Analysis  |  By Jack O'Brien  
   July 19, 2018

Operating margins for systems and hospitals continued to decline due to increasing expense pressures as well as slowing net patient revenue growth across all rating levels.

Not-for-profit health systems and stand-alone hospitals have maintained generally favorable bond ratings due in large part to strong balance sheets, despite the continual decline in operating margins and cash flows.  

S&P Global Ratings released research this week on the financial status of not-for-profit health systems and stand-alone hospitals in 2017.

The sector remained consistent in several year-to-year, such as improving days' cash-on-hand levels and marginal reduction in debt levels, though the study found that the underlying pressures on not-for-profits are beginning to take their toll. The operating margin for the sector declined from 2.4% in 2016 to 1.8% in 2017.

S&P also noted that not-for-profit health systems continue to outnumber stand-alone hospitals and received stronger overall ratings from the agency. 

Ratings actions for the sector through June 22:

  • 152 total affirmations
  • 16 total upgrades, though six upgrades were driven by systems merging together.
  • 15 total downgrades

S&P said a major factor that allowed health systems and hospitals to weather financial challenges last year was the combination of strong balance sheets and leadership. 

Credit strengths of not-for-profit systems:

  • Robust M&A activity has improved the financial profile for systems. 
  • Despite the same challenges with maintaining an overall patient base, systems have experienced a growth in outpatient services.
  • Sizable investments in information technology have resulted in strong credit ratings.

S&P analysts said that stand-alone hospitals featured stronger medians than systems but found they are weakening. This is due to softer patient volumes, a weakening payor mix combined with increased pressure from commercial payors, and labor expenses. 

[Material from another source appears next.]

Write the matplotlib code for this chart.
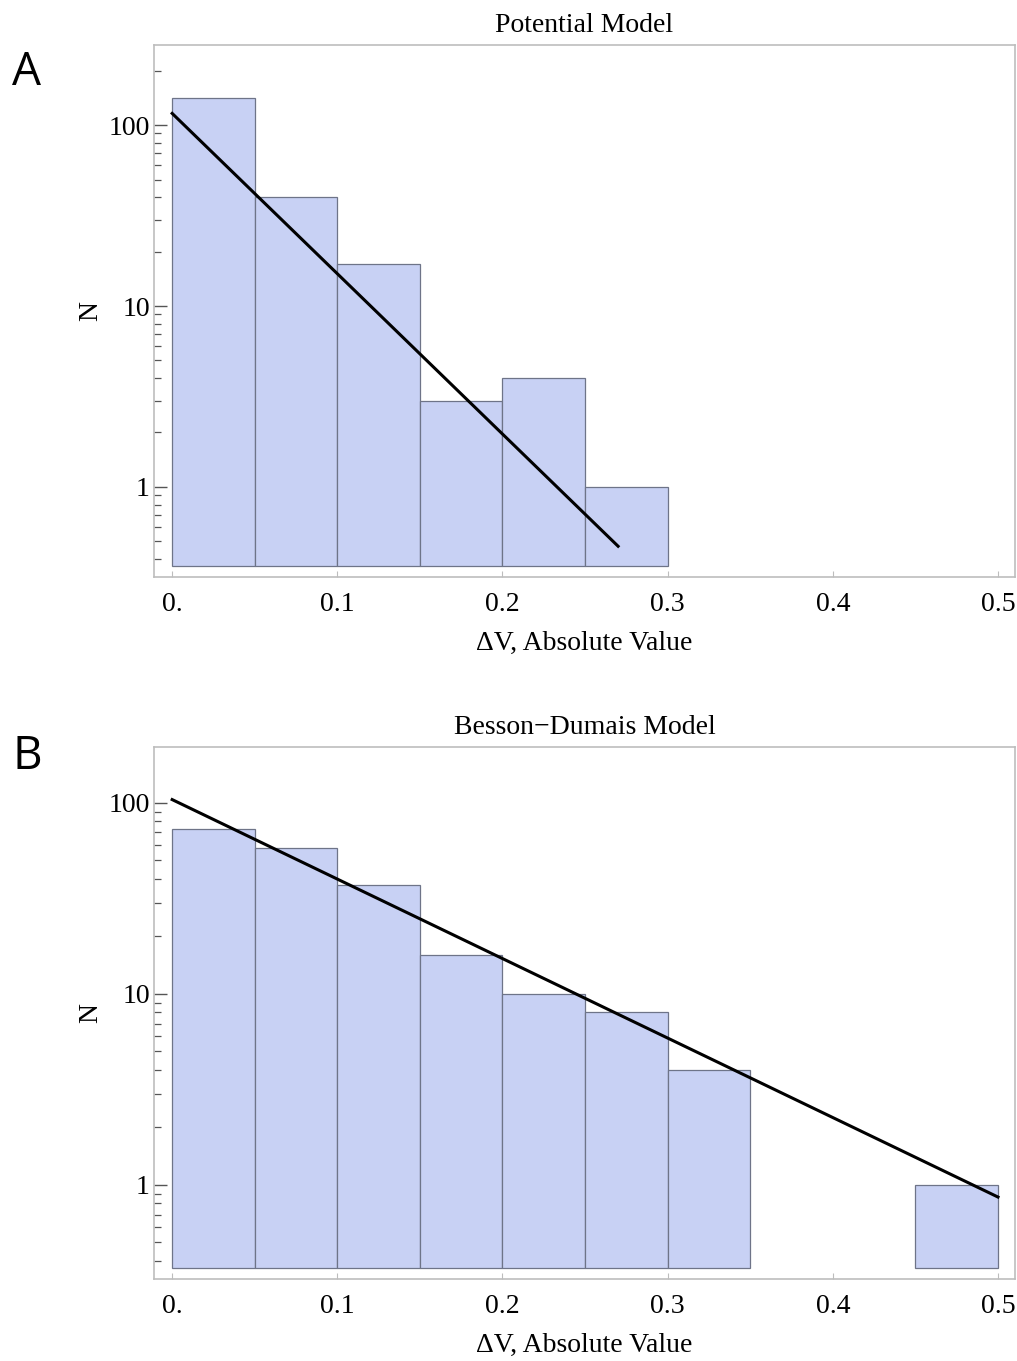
import numpy as np
import matplotlib
matplotlib.use("Agg")
import matplotlib.pyplot as plt
from matplotlib.ticker import LogLocator, FixedLocator, NullFormatter

# ---- data ----
bin_width = 0.05
edges_A = [0.00, 0.05, 0.10, 0.15, 0.20, 0.25]
counts_A = [141, 40, 17, 3, 4, 1]
edges_B = [0.00, 0.05, 0.10, 0.15, 0.20, 0.25, 0.30, 0.45]
counts_B = [73, 58, 37, 16, 10, 8, 4, 1]

# exponential fit parameters N = amp * exp(-rate * x)
fit_A_amp, fit_A_rate, fit_A_xmax = 116.0, 20.4, 0.27
fit_B_amp, fit_B_rate, fit_B_xmax = 104.0, 9.58, 0.50

titles = ["Potential Model", "Besson\u2212Dumais Model"]
panel_letters = ["A", "B"]
xticks = [0.0, 0.1, 0.2, 0.3, 0.4, 0.5]
xticklabels = ["0.", "0.1", "0.2", "0.3", "0.4", "0.5"]
yticks = [1, 10, 100]
yticklabels = ["1", "10", "100"]
xlabel = "\u0394V, Absolute Value"
ylabel = "N"

plt.rcParams['font.family'] = ['Liberation Serif', 'DejaVu Serif']

W, H = 1017, 1361
fig = plt.figure(figsize=(W/100, H/100), dpi=100)

bar_color = '#c8d1f4'
edge_color = '#6e7488'
frame_color = '#bdbdbd'
FS = 20

panels = [
    dict(edges=edges_A, counts=counts_A, amp=fit_A_amp, rate=fit_A_rate, xmax=fit_A_xmax,
         rect=[154/W, 1-577/H, 861/W, 532/H], ylim=(0.318, 277), base=0.366, letter_y=73),
    dict(edges=edges_B, counts=counts_B, amp=fit_B_amp, rate=fit_B_rate, xmax=fit_B_xmax,
         rect=[154/W, 1-1279/H, 861/W, 532/H], ylim=(0.322, 196), base=0.367, letter_y=757),
]

for i, p in enumerate(panels):
    ax = fig.add_axes(p['rect'])
    ax.set_yscale('log')
    base = p['base']
    heights = [c - base for c in p['counts']]
    ax.bar(p['edges'], heights, width=bin_width, bottom=base, align='edge',
           color=bar_color, edgecolor=edge_color, linewidth=0.9, zorder=2)
    xs = np.linspace(0, p['xmax'], 200)
    ax.plot(xs, p['amp'] * np.exp(-p['rate'] * xs), color='black', lw=2.2, zorder=3)
    ax.set_xlim(-0.011, 0.5103)
    ax.set_ylim(*p['ylim'])
    for s in ax.spines.values():
        s.set_color(frame_color)
        s.set_linewidth(1.2)
    ax.xaxis.set_major_locator(FixedLocator(xticks))
    ax.set_xticklabels(xticklabels)
    ax.yaxis.set_major_locator(FixedLocator(yticks))
    ax.set_yticklabels(yticklabels)
    ax.yaxis.set_minor_locator(LogLocator(base=10, subs=np.arange(2, 10), numticks=20))
    ax.yaxis.set_minor_formatter(NullFormatter())
    ax.tick_params(axis='x', which='both', direction='in', length=4, width=0.8,
                   color=frame_color, labelsize=FS, pad=11, top=False)
    ax.tick_params(axis='y', which='major', direction='in', length=9, width=1.0,
                   color='#555555', labelsize=FS, pad=3, right=False)
    ax.tick_params(axis='y', which='minor', direction='in', length=5, width=0.9,
                   color='#555555', right=False)
    ax.set_xlabel(xlabel, fontsize=FS, labelpad=10)
    ax.set_ylabel(ylabel, fontsize=FS, labelpad=4)
    ax.set_title(titles[i], fontsize=FS, pad=9)
    fig.text(27/W, 1 - p['letter_y']/H, panel_letters[i], fontsize=33,
             family=['Open Sans', 'DejaVu Sans'], ha='center', va='center')

fig.savefig('out.png', dpi=100)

How stand-alone hospitals performed:

  • While the amount of stand-alone hospitals are shrinking, they produced stable balance sheets that were noted as a "principal strength of financial profile."
  • Debt levels fell due to declining unrestricted net assets. 
  • However, negative operating margins appeared in BBB rating levels.

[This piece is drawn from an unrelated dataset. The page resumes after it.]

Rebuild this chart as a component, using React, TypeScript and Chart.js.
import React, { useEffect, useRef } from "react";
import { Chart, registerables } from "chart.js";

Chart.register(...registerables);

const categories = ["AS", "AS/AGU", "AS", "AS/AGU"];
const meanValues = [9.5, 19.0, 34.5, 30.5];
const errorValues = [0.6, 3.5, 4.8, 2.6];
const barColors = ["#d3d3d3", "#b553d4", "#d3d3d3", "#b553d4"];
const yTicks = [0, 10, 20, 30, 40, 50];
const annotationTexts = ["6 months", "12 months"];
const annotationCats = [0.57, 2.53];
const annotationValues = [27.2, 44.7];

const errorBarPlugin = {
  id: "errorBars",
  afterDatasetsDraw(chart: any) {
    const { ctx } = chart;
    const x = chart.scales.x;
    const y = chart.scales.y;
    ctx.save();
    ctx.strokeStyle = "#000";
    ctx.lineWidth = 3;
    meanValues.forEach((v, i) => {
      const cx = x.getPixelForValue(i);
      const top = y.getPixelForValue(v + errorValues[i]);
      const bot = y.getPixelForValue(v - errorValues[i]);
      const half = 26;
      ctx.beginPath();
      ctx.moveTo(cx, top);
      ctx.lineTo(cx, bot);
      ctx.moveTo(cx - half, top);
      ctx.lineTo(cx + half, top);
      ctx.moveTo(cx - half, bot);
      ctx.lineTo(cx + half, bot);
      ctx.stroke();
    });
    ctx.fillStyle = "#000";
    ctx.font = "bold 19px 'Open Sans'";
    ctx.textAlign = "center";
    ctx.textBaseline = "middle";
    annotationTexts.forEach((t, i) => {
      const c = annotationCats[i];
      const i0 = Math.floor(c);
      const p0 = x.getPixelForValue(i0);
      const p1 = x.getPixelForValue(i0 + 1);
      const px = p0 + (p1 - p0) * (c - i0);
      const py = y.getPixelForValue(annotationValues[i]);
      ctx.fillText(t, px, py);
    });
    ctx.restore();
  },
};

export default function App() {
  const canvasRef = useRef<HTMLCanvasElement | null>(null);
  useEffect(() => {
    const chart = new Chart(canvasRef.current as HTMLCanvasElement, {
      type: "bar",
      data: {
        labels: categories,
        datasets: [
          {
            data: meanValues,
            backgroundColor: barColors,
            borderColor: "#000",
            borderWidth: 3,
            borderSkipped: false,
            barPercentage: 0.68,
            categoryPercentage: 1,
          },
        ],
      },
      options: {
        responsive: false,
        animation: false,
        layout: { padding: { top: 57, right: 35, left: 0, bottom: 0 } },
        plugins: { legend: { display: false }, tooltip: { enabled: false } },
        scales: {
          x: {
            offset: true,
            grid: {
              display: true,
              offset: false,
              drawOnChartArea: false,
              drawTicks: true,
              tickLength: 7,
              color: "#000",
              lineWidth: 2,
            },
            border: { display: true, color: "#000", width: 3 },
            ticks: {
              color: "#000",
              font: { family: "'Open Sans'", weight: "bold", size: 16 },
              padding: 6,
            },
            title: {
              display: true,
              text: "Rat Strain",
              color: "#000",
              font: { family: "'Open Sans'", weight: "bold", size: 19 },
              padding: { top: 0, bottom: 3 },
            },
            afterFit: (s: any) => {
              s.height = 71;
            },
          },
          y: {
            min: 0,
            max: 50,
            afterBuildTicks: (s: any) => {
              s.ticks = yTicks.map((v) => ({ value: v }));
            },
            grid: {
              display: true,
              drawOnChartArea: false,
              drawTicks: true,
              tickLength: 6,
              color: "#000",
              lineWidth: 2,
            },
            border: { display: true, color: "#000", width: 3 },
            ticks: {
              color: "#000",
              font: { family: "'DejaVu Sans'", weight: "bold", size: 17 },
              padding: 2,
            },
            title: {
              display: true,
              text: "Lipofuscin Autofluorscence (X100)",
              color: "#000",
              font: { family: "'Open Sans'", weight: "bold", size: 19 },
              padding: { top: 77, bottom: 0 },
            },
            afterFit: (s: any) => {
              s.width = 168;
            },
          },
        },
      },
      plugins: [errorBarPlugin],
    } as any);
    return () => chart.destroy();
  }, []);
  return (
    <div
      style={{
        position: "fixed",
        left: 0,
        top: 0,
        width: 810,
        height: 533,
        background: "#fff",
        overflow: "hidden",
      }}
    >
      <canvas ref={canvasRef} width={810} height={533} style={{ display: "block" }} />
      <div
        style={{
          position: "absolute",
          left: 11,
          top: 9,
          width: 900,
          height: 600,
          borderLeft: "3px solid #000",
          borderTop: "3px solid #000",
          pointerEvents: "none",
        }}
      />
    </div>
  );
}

Jack O'Brien is the Content Team Lead and Finance Editor at HealthLeaders, an HCPro brand.


Strong balance sheets and capable leadership continue to lead the way for stable success.

M&A activity has bolstered the financial standing and credit ratings of not-for-profit health systems.

Not-for-profit systems are outnumbering stand-alone hospitals through increased M&A activity. 

Stand-alone hospitals experienced their second consecutive year of negative outlooks.